Dexter suspects that Jesse (Matthew Fahey), a teenager whom Astor likes, might be the vandal in the neighborhood. However, as he sneaks in, he discovers that Jesse's father Andy (J. C. MacKenzie) is the real vandal. Andy admits hating the neighborhood and his own life, and is willing to let Dexter kill him. When Dexter threatens to kill Jesse, Andy promises to stop. Dexter returns home, annoyed over a lights system that his neighbor Elliot installed. He destroys them with a rake, which is witnessed by Rita.

==Production==
===Development===
The episode was written by executive producer Scott Buck, and was directed by Marcos Siega. This was Buck's seventh writing credit, and Siega's ninth directing credit.

==Reception==
===Viewers===
In its original American broadcast, "Blinded by the Light" was seen by an estimated 1.24 million household viewers with a 0.5/1 in the 18–49 demographics. This means that 0.5 percent of all households with televisions watched the episode, while 1 percent of all of those watching television at the time of the broadcast watched it. This was a 10% decrease in viewership from the previous episode, which was watched by an estimated 1.37 million household viewers with a 0.6/1 in the 18–49 demographics.

===Critical reviews===
"Blinded by the Light" received positive reviews from critics. Matt Fowler of IGN gave the episode a "great" 8.2 out of 10, and wrote, ""Blinded By The Light" wasn't without its thrills, but it definitely was one of Dexters slighter episodes. With all the signs and signals blinding us (much like Dexter's neighbor's motion-sensor floodlights), we're once again reminded of the fact that Dexter's taking a huge risk by trying to live the life of a family man in quaint suburbia. Harry pops back in to remind Dexter that Dexter's the one to blame if he winds up sticking out too much. If, in fact, he brings unwanted attention on himself. If he's unable to fit in."

Emily St.
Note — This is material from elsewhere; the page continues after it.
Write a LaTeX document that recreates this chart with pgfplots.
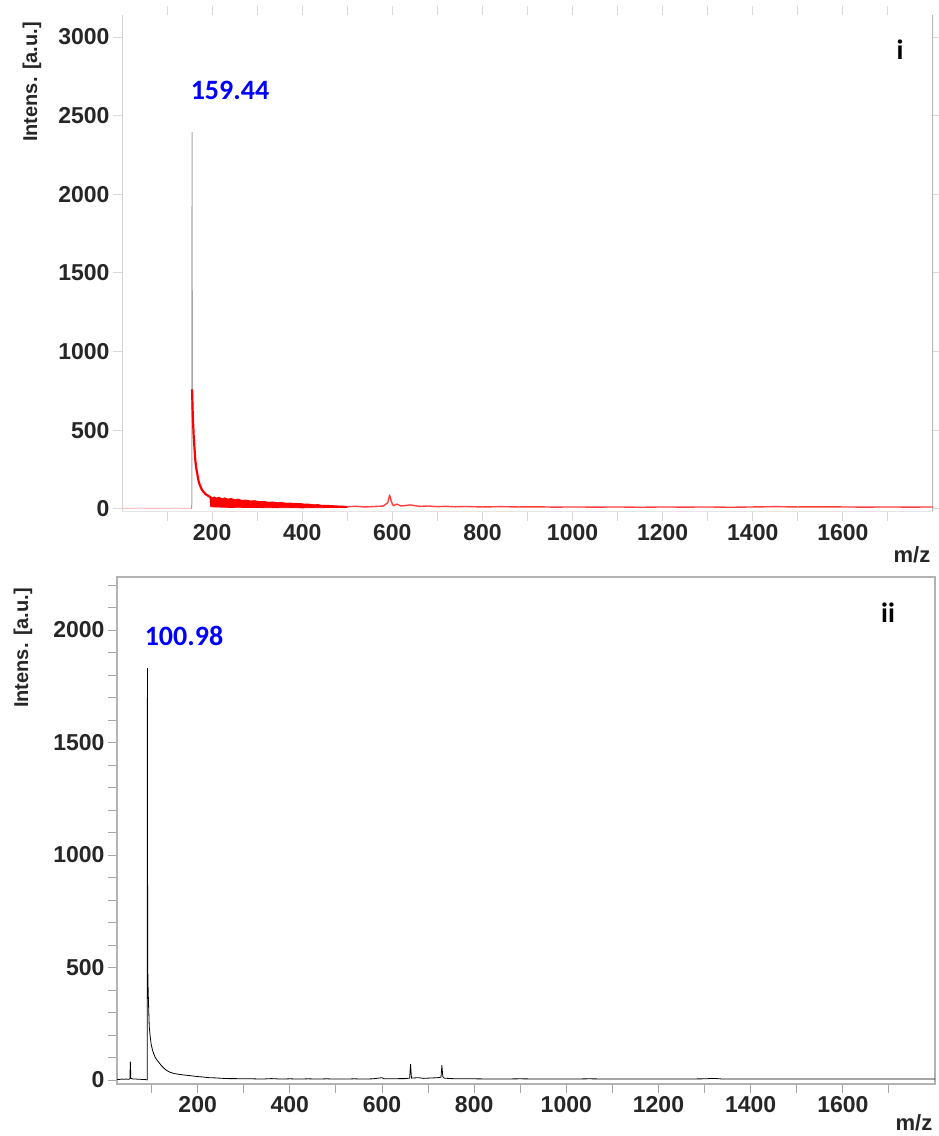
\documentclass[border=0pt]{standalone}
\usepackage{pgfplots}
\pgfplotsset{compat=1.18}
\usepackage{fontspec}
\setmainfont{Liberation Sans}
\newfontfamily\calibri{Carlito}
\definecolor{lblue}{RGB}{0,0,255}
\begin{document}
\begin{tikzpicture}
\path[use as bounding box] (0pt,0pt) rectangle (938pt,1136pt);
\pgfplotsset{
 every axis/.append style={
  scale only axis,
  /pgf/number format/assume math mode=true,
  /pgf/number format/1000 sep={},
  tick label style={font=\bfseries\fontsize{23}{23}\selectfont, text=black!85},
  xtick={200,400,...,1600},
  minor xtick={100,300,...,1700},
  tick align=outside,
  major tick length=9pt, minor tick length=9pt,
  clip=true,
 }
}
% ---------- panel i ----------
\begin{axis}[at={(122pt,624pt)}, anchor=south west, width=811pt, height=497pt,
  xmin=0, xmax=1800, ymin=-20, ymax=3140,
  ytick={0,500,...,3000},
  axis line style={draw=none},
  tick style={gray!30, line width=1pt},
  ]
\draw[gray!35, line width=2pt] (rel axis cs:0,0) -- (rel axis cs:0,1);
\draw[gray!55, line width=2pt] (rel axis cs:1,0) -- (rel axis cs:1,1);
\draw[gray!20, line width=1.5pt] (rel axis cs:0,0) -- (rel axis cs:1,0);
\addplot[red!25, line width=1pt] coordinates {(0,3)(40,4)(80,3)(120,4)(150,3)(155,2)};
\addplot[gray!70, line width=1pt] coordinates {(154.8,0)(155.5,2395)(156.2,700)};
% noisy band (upper envelope, then lower envelope back)
\addplot[fill=red, draw=red, line width=0.8pt, line join=round] coordinates {
(194,80)(200,70)(205,76)(210,68)(215,74)(222,64)(228,70)(235,62)(242,66)(250,58)(258,62)(266,54)(275,56)(285,50)(295,52)(305,46)
(315,47)(325,42)(335,44)(345,39)(355,40)(365,36)(375,37)(385,33)(395,34)(405,30)(415,30)(425,26)(435,27)(445,22)(460,22)(475,19)(490,18)(500,15)
(500,9)(480,8)(460,9)(440,7)(420,8)(400,6)(380,8)(360,7)(340,8)(320,7)(300,9)(280,8)(260,10)(240,9)(220,11)(205,12)(196,14)};
\addplot[red, line width=2.2pt, line join=round] coordinates {
(155.5,760)(157,600)(159,470)(161,380)(163,300)(165,255)(167,225)(169,190)(171,165)(173,150)(176,130)(178,118)(182,105)(186,92)(190,85)(194,78)(198,70)};
\addplot[red!75, line width=1.4pt, line join=round] coordinates {
(500,14)(520,16)(540,12)(560,15)(580,18)(590,40)(594,88)(598,45)(602,20)(610,30)(620,18)(640,25)(660,16)(680,18)(700,14)(720,16)(740,13)
(760,15)(800,12)(840,14)(880,12)(920,13)(960,11)(1000,12)(1050,11)(1100,12)(1150,10)(1200,12)(1250,11)(1300,12)(1350,10)(1400,12)
(1450,14)(1500,12)(1550,13)(1600,12)(1650,11)(1700,12)(1750,11)(1800,12)};
\end{axis}
% ---------- panel ii ----------
\begin{axis}[at={(117pt,52pt)}, anchor=south west, width=818pt, height=507pt,
  xmin=25, xmax=1800, ymin=-18, ymax=2236,
  ytick={0,500,...,2000},
  minor ytick={100,200,...,2200},
  axis line style={gray!60, line width=1.3pt},
  tick style={gray!70, line width=0.9pt},
  xtick pos=bottom, ytick pos=left,
  ]
\addplot[black, line width=0.8pt, line join=round] coordinates {
(25,3)(30,2)(35,4)(40,3)(45,4)(50,3)(53,5)(54,80)(55,8)(58,5)(62,4)(66,4)(70,3)(75,3)(80,2)(85,2)(89,1)(90.5,0)(91,1830)(91.5,620)
(92,450)(93,370)(94,300)(95,235)(97,195)(99,160)(102,133)(105,115)(108,100)(112,88)(117,75)(122,62)(128,50)(133,42)(139,35)(145,31)
(150,28)(160,25)(170,22)(180,20)(188,18)(200,15)(212,13)(225,10)(240,9)(255,7)(268,6)(280,6)(300,5)(320,5)(340,4)(360,6)(380,4)(400,5)
(420,4)(440,5)(460,4)(480,5)(500,4)(520,4)(540,5)(560,4)(580,5)(600,10)(605,5)(620,5)(640,6)(650,6)(660,8)(662,70)(664,8)(670,9)(680,10)
(690,7)(700,8)(710,9)(720,10)(728,12)(730,65)(732,15)(735,8)(750,6)(770,5)(800,5)(850,4)(900,5)(950,4)(1000,4)(1050,5)(1100,4)(1150,4)
(1200,4)(1250,4)(1300,5)(1320,7)(1340,4)(1400,4)(1450,4)(1500,4)(1550,4)(1600,4)(1650,4)(1700,4)(1750,4)(1800,4)};
\end{axis}
% ---------- labels ----------
\node[rotate=90, font=\bfseries\fontsize{20}{20}\selectfont, text=black!85] at (32pt,1054pt) {Intens. [a.u.]};
\node[rotate=90, font=\bfseries\fontsize{20}{20}\selectfont, text=black!85] at (23pt,488pt) {Intens. [a.u.]};
\node[font=\bfseries\fontsize{22}{22}\selectfont, text=black!85] at (912pt,581pt) {m/z};
\node[font=\bfseries\fontsize{22}{22}\selectfont, text=black!85] at (914pt,13pt) {m/z};
\node[text=lblue, font=\calibri\bfseries\fontsize{28}{28}\selectfont] at (230pt,1046pt) {159.44};
\node[text=lblue, font=\calibri\bfseries\fontsize{28}{28}\selectfont] at (184pt,500pt) {100.98};
\node[font=\calibri\bfseries\fontsize{28}{28}\selectfont] at (900pt,1086pt) {i};
\node[font=\calibri\bfseries\fontsize{28}{28}\selectfont] at (888pt,523pt) {ii};
\end{tikzpicture}
\end{document}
James of The A.V. Club gave the episode a "B–" grade and wrote, "Dexters main storyline is a weird combination of goofy comedy and overwrought satire, which is nullifying one of the show's best aspects. And yet, every episode of the show contains just enough momentum that I find myself wanting to watch the next episode straight off. Which is something, I guess."
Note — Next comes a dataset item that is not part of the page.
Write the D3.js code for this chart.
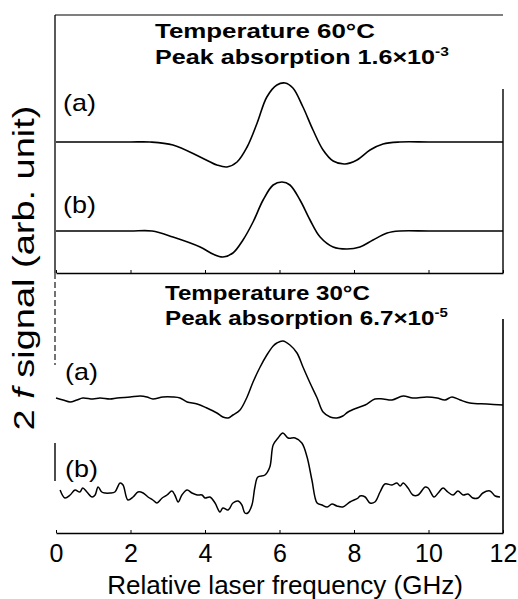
<!DOCTYPE html>
<html>
<head>
<meta charset="utf-8">
<script src="https://cdn.jsdelivr.net/npm/d3@7"></script>
<style>
  html, body { margin: 0; padding: 0; background: #fff; }
  svg { display: block; }
  text { font-family: "Liberation Sans", Arial, Helvetica, sans-serif; fill: #000; }
</style>
</head>
<body>
<svg id="chart" width="518" height="599"></svg>
<script>
// ---------------- DATA (frequency in GHz, signal in arb. units incl. vertical offset) -------------
const xTickValues = [0, 2, 4, 6, 8, 10, 12];
const xTickLabels = ["0", "2", "4", "6", "8", "10", "12"];

// 60 °C, trace (a)
const hotAFreq = [0, 1, 2, 2.52, 3.14, 3.87, 4.32, 4.59, 4.86, 5.13, 5.40, 5.66, 5.93, 6.15, 6.36, 6.63, 6.90, 7.17, 7.44, 7.76, 8.08, 8.43, 8.78, 9.23, 10, 11, 12];
const hotASig  = [195.5, 195.5, 195.5, 195.5, 194, 188, 184, 183, 185.5, 193, 205, 218, 224, 225, 222.5, 213, 201.5, 191.5, 186, 184.5, 186.5, 191.5, 194.5, 195.5, 195.5, 195.5, 195.5];

// 60 °C, trace (b)
const hotBFreq = [0, 1, 2, 2.58, 3.14, 3.87, 4.21, 4.48, 4.75, 5.02, 5.29, 5.56, 5.83, 6.07, 6.28, 6.55, 6.82, 7.09, 7.44, 7.81, 8.16, 8.51, 8.89, 9.23, 10, 11, 12];
const hotBSig  = [151, 151, 151, 151, 148, 143, 139.5, 138, 140, 146.5, 155.5, 166.5, 174, 175.5, 174, 166.5, 156.5, 148, 143, 142, 143, 146.5, 150, 151, 151, 151, 151];

// 30 °C, trace (a)
const coldAFreq = [0, 0.19, 0.38, 0.56, 0.72, 0.99, 1.18, 1.45, 1.64, 1.99, 2.26, 2.44, 2.60, 2.87, 3.14, 3.33, 3.52, 3.79, 4.05, 4.32, 4.48, 4.62, 4.75, 4.94, 5.13, 5.29, 5.48, 5.66, 5.83, 5.93, 6.09, 6.28, 6.47, 6.63, 6.82, 7.01, 7.17, 7.36, 7.54, 7.70, 7.84, 8.08, 8.30, 8.56, 8.78, 9.02, 9.32, 9.58, 9.96, 10.23, 10.44, 10.63, 10.85, 11.11, 11.57, 12.0];
const coldASig  = [67.5, 66.5, 65.5, 66.5, 67.5, 67, 67.5, 67, 67.5, 68, 68.5, 68, 67, 68, 68, 67.5, 65.5, 64.5, 62.5, 60, 58, 57.5, 59, 61.5, 68, 75.5, 83, 89, 93.5, 95, 96, 94, 90, 83, 75, 67.5, 60.5, 58, 57.5, 58.5, 60.5, 62.5, 64, 67, 67, 66.5, 68.5, 67.5, 68, 67.5, 66.5, 68, 66.5, 65, 64.5, 64];

// 30 °C, trace (b)
const coldBFreq = [0.11, 0.24, 0.38, 0.51, 0.64, 0.72, 0.83, 0.97, 1.05, 1.13, 1.23, 1.32, 1.45, 1.58, 1.72, 1.80, 1.93, 2.07, 2.20, 2.34, 2.47, 2.60, 2.71, 2.85, 2.98, 3.11, 3.19, 3.28, 3.38, 3.52, 3.65, 3.79, 3.92, 4.00, 4.13, 4.27, 4.40, 4.48, 4.62, 4.75, 4.89, 4.99, 5.07, 5.15, 5.26, 5.34, 5.42, 5.61, 5.74, 5.83, 5.96, 6.09, 6.23, 6.42, 6.60, 6.74, 6.87, 7.01, 7.14, 7.28, 7.41, 7.54, 7.70, 7.89, 8.11, 8.16, 8.30, 8.43, 8.56, 8.70, 8.83, 9.02, 9.15, 9.24, 9.32, 9.45, 9.58, 9.72, 9.91, 9.99, 10.15, 10.26, 10.39, 10.52, 10.66, 10.79, 10.93, 11.06, 11.19, 11.33, 11.46, 11.65, 11.79, 11.92];
const coldBSig  = [21.5, 17.5, 19, 21.5, 20.5, 22.5, 20.5, 18, 19, 23, 20.5, 20, 20, 20.5, 25, 24, 16.5, 18, 20.5, 20, 18, 16.5, 15, 17.5, 19, 21, 19, 15.5, 19, 21.5, 20, 19, 19, 17.5, 18, 15, 10.5, 12.5, 11.5, 15, 16, 14, 10, 10, 14, 23, 28, 29, 33, 44, 47.5, 50, 47.5, 47.5, 45, 38, 26.5, 15, 14, 13, 14.5, 13.5, 13, 15.5, 17.5, 18.5, 18, 15, 15.5, 20.5, 24.5, 24, 25, 23.5, 25, 22.5, 19, 19, 23, 22.5, 18, 20, 22.5, 20.5, 19, 21, 19, 19.5, 17.5, 17.5, 20, 21, 18.5, 18];

const panelTitles = [
  { main: "Temperature 60°C", sub: "Peak absorption 1.6×10", exp: "-3" },
  { main: "Temperature 30°C", sub: "Peak absorption 6.7×10", exp: "-5" }
];
const traceLabels = ["(a)", "(b)", "(a)", "(b)"];
const xAxisTitle = "Relative laser frequency (GHz)";
const yAxisTitle = ["2 ", "f", " signal (arb. unit)"];

// ---------------- SCALES -------------
const svg = d3.select("#chart");
const x = d3.scaleLinear().domain([0, 12]).range([56, 503]);
const y = d3.scaleLinear().domain([0, 259]).range([533, 15]);
const midValue = 130; // separator between the panels

function fit(sel, w, x0, y0, extra) {
  const len = sel.node().getComputedTextLength();
  const s = w / len;
  sel.attr("transform", `translate(${x0},${y0}) ${extra || ""} scale(${s},1)`);
}

// ---------------- FRAME -------------
const frame = svg.append("g").attr("stroke", "#000").attr("fill", "none");
frame.append("line").attr("x1", x(0) - 1).attr("x2", x(12)).attr("y1", y(259)).attr("y2", y(259)).attr("stroke-width", 1.2);
frame.append("line").attr("x1", x(0) - 1).attr("x2", x(0) - 1).attr("y1", y(259)).attr("y2", y(midValue)).attr("stroke-width", 1.3);
frame.append("line").attr("x1", x(0) - 1).attr("x2", x(0) - 1).attr("y1", y(midValue)).attr("y2", y(84)).attr("stroke-width", 1.1).attr("stroke-dasharray", "6,3");
frame.append("line").attr("x1", x(0) - 1).attr("x2", x(0) - 1).attr("y1", y(45)).attr("y2", y(26)).attr("stroke-width", 1.4);
frame.append("line").attr("x1", x(12)).attr("x2", x(12)).attr("y1", y(222)).attr("y2", y(midValue)).attr("stroke-width", 1.4);
frame.append("line").attr("x1", x(12)).attr("x2", x(12)).attr("y1", y(107)).attr("y2", y(0)).attr("stroke-width", 1.6);

// ---------------- AXES -------------
const midAxis = d3.axisBottom(x).tickValues(xTickValues).tickSizeInner(-3).tickSizeOuter(0).tickFormat("");
const gMid = svg.append("g").attr("transform", `translate(0,${y(midValue)})`).call(midAxis);
gMid.select(".domain").attr("stroke-width", 1.5);

const botAxis = d3.axisBottom(x).tickValues(xTickValues).tickSizeInner(-3).tickSizeOuter(0)
  .tickFormat((d, i) => xTickLabels[i]);
const gBot = svg.append("g").attr("transform", `translate(0,${y(0)})`).call(botAxis);
gBot.attr("font-family", null);
gBot.select(".domain").attr("stroke-width", 1.5);
gBot.selectAll(".tick text")
  .attr("y", 0).attr("dy", 0)
  .attr("transform", "translate(0,29)")
  .style("font-size", "25px")
  .style("font-family", '"Liberation Sans", Arial, sans-serif')
  .attr("fill", "#000");

// ---------------- CURVES -------------
const traces = [
  { f: hotAFreq, s: hotASig, w: 1.6 },
  { f: hotBFreq, s: hotBSig, w: 1.6 },
  { f: coldAFreq, s: coldASig, w: 1.5 },
  { f: coldBFreq, s: coldBSig, w: 1.5 }
];
const lineGen = d3.line().x(d => x(d[0])).y(d => y(d[1])).curve(d3.curveCatmullRom.alpha(0.5));
svg.append("g").selectAll("path").data(traces).join("path")
  .attr("d", t => lineGen(t.f.map((v, i) => [v, t.s[i]])))
  .attr("fill", "none").attr("stroke", "#000").attr("stroke-width", t => t.w).attr("stroke-linejoin", "round");

// ---------------- TEXT -------------
const titlePos = [
  { x: 155, y1: 38, w1: 220, y2: 64, w2: 294 },
  { x: 165, y1: 300, w1: 205, y2: 325, w2: 283 }
];
panelTitles.forEach((t, i) => {
  const p = titlePos[i];
  const t1 = svg.append("text").attr("font-weight", "bold").style("font-size", "21px").text(t.main);
  fit(t1, p.w1, p.x, p.y1);
  const t2 = svg.append("text").attr("font-weight", "bold").style("font-size", "21px");
  t2.append("tspan").text(t.sub);
  t2.append("tspan").attr("dy", -8).style("font-size", "13px").text(t.exp);
  fit(t2, p.w2, p.x, p.y2);
});

const labelPos = [
  { x: 63, y: 111 }, { x: 63, y: 213 }, { x: 65, y: 380 }, { x: 65, y: 477 }
];
traceLabels.forEach((l, i) => {
  const t = svg.append("text").style("font-size", "23px").text(l);
  fit(t, 33, labelPos[i].x, labelPos[i].y);
});

const xt = svg.append("text").style("font-size", "26px").attr("text-anchor", "middle").text(xAxisTitle);
fit(xt, 356, 285, 594);

const yt = svg.append("text").style("font-size", "30px").attr("text-anchor", "middle");
yt.append("tspan").text(yAxisTitle[0]);
yt.append("tspan").attr("font-style", "italic").text(yAxisTitle[1]);
yt.append("tspan").text(yAxisTitle[2]);
fit(yt, 325, 34, 268, "rotate(-90)");
</script>
</body>
</html>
Kristal Hawkins of Vulture wrote, "Dexter is going to have to explain to his wife just why he smashed out all the security lights in front of the house. He's probably not going to use the old "I'm a serial killer" excuse, but she's eventually going to start suspecting something." Billy Grifter of Den of Geek wrote, "The confidence of the creative people behind Dexter is almost palpable now, and "Blinded By The Light" is a fine example of how well they know their characters. Being so in touch with their subtleties allows them to exploit your expectations, and make them surprise you in the way that real people occasionally do."

Alan Sepinwall wrote, "Still not feeling all that inspired by the non-Lundy/Trinity portions of the season, but at least there was more of those two in this one, as we start to get a sense of how Trinity operates, and as Lundy gets into the heads of both Deb and Dexter." Gina DiNunno of TV Guide wrote, "This week on Dexter, a neighborhood vandal prompts the residents of Dexter's community to form a neighborhood watch."

Danny Gallagher of TV Squad wrote, "It's hard to think of a more painful or downright scary way to go, and making that poor woman jump to her death had the hairs on the back of my neck suicidal and wishing to jump for their freedom. The way his scenes leave little breadcrumbs for the audience to nibble up until his true secrets are revealed are well-paced and leave you wanting whatever breadcrumbs are used to make." Television Without Pity gave the episode a "C+" grade.